Hay tres otoñales directores en el cine estadounidense que mantienen el prestigio crítico desde sus comienzos: también el tirón comercial. Son David Fincher, Christopher Nolan y Paul Thomas Anderson. El primero casi nunca me ha decepcionado. Nolan y su poderío visual son capaces de lo mejor e igualmente de caprichos pretenciosos, aparatosos y vacíos. Anderson ha estado convencido desde su inicio de que lo que hace es permanentemente artístico y sus sofisticados e inquebrantables seguidores también están convencidos de que lo que aborda su ídolo se convierte en gran cine. Tengo mis dudas. Encuentro fascinantes, complejas, y tragicómicas dos obras maestras como Boogie Nights y Magnolia. Me intriga bastante The Master, a pesar de su muy pasado e insoportable protagonista, el glorificado Joaquin Phoenix. Y presto solo atención a los 15 minutos iniciales de Pozos de ambición. El resto me parece un delirio sin gracia. Y no soporto el resto de su aclamada obra. Pero se agradece que estos directores que te pueden deslumbrar o irritar sobrevivan en medio de ese Hollywood rutinario, formulista y bobo, volcado exclusivamente en Marvel y otras mareantes sagas.
Anderson es imprevisible, nunca sabes qué tema va a abordar, pero está claro que sus historias te van a sorprender. Para bien o para mal. No entendí nada de lo que contaba en El hilo invisible, su anterior película, la de ese sastre exquisito, destructivo y masoquista. Pero en Licorice Pizza ha decidido ser amable, plasmar con suaves matices la problemática y agridulce historia de amor entre un chaval de 15 años y una mujer de 25. Anderson retorna en la ambientación a los años setenta y la localiza en el Valle de San Fernando, un lugar que ha frecuentado en sus relatos y donde pasó su infancia y parte de la juventud. Imagino que en esta trama ha recurrido a sus recuerdos. Existe un tono intimista, púdico, un desarrollo de sentimientos que parece conocer muy bien. Él, que puede ser salvaje describiendo las relaciones humanas o utilizar una dureza perversa, aquí prefiere despertar la sonrisa, alejarse de lo agrio, describir con cercanía la permanente atracción, las incertidumbres, la huida ocasional, el disimulo, el pinchazo de los celos, la negativa a rendirse a la separación definitiva entre dos personas que se aman, aunque la diferencia de edad se lo ponga crudo para oficializar su relación. Ambos son emprendedores, poseen olfato para buscarse la vida, se intuyen, se huelen, se divierten, se juntan y se escapan. No sabemos si tienen futuro, pero nos despedimos de ellos sabiendo que tienen presente, que el sueño se está cumpliendo.

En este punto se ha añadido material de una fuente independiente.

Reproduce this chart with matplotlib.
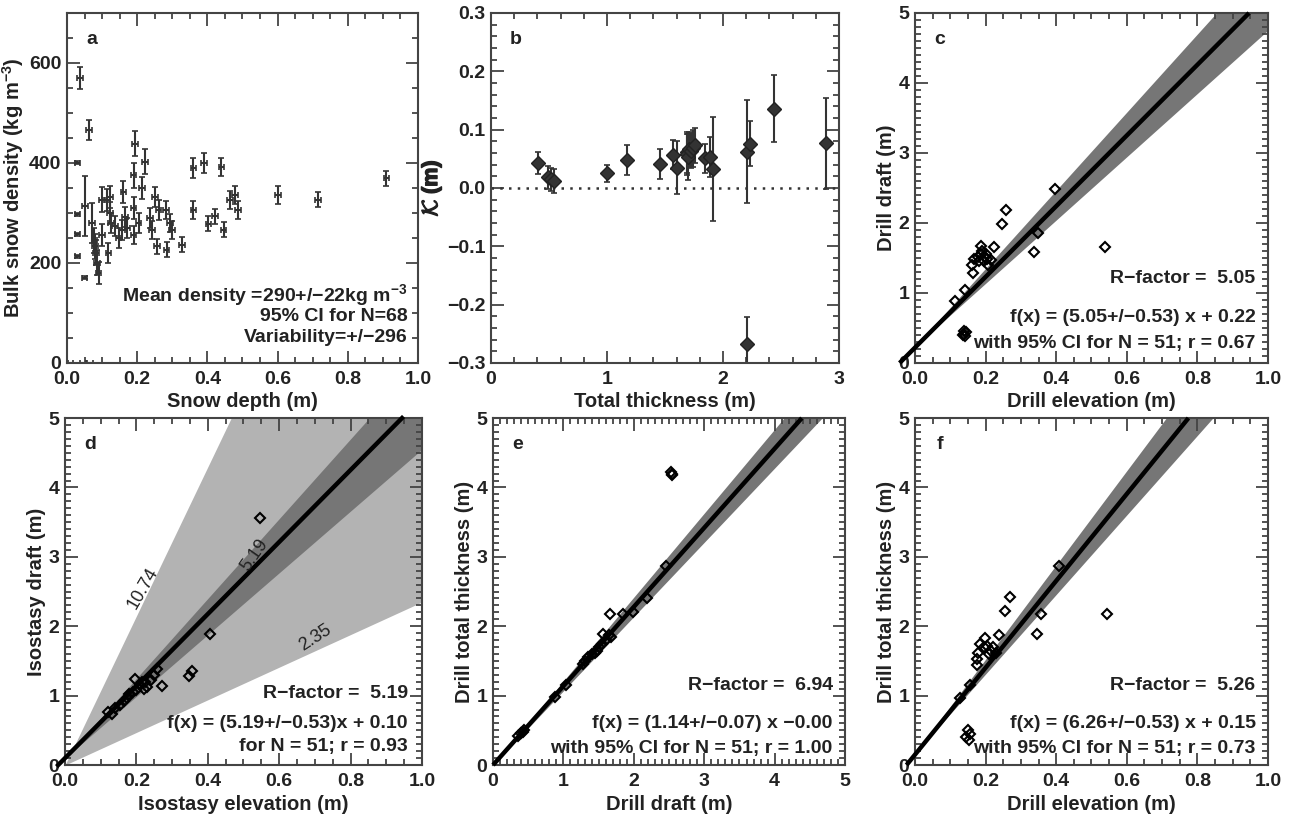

Anderson ha elegido para interpretar al crío a Cooper Hoffman, hijo de Philip Seymour Hoffman. Aquel señor, que la palmó con una sobredosis de caballo hace ocho años, era mi actor favorito de las últimas décadas. Podía dotar de credibilidad y magnetismo a todo tipo de personajes. Era genial. Su hijo reúne cierto parecido físico con él y ambos están amenazados por la redondez. Este adolescente es cálido, irónico, resistente. Y Alana Haim posee encanto, humor militantemente judío, atrevimiento, una personalidad rara y atrayente. Y también se apuntan al proyecto de Anderson en colaboraciones breves, e imagino que no por dinero sino por el honor de trabajar con director tan singular, alguna gente ilustre como Sean Penn, Tom Waits, y Bradley Cooper. La banda sonora es reconocible y eso se agradece. Salgo de Licorice Pizza con buen sabor de boca. Nada más. Me conformo con eso.
Licorice Pizza
Dirección: Paul Thomas Anderson.
Intérpretes: Alana Haim, Cooper Hoffman, Sean Penn, Tom Waits, Bradley Cooper, Ben Safdie, Maya Rudolph, Joseph Cross, Emma Dumont, Skyler Gisondo, Mary Elizabeth Ellis, Emily Althaus, Anthony Molinari.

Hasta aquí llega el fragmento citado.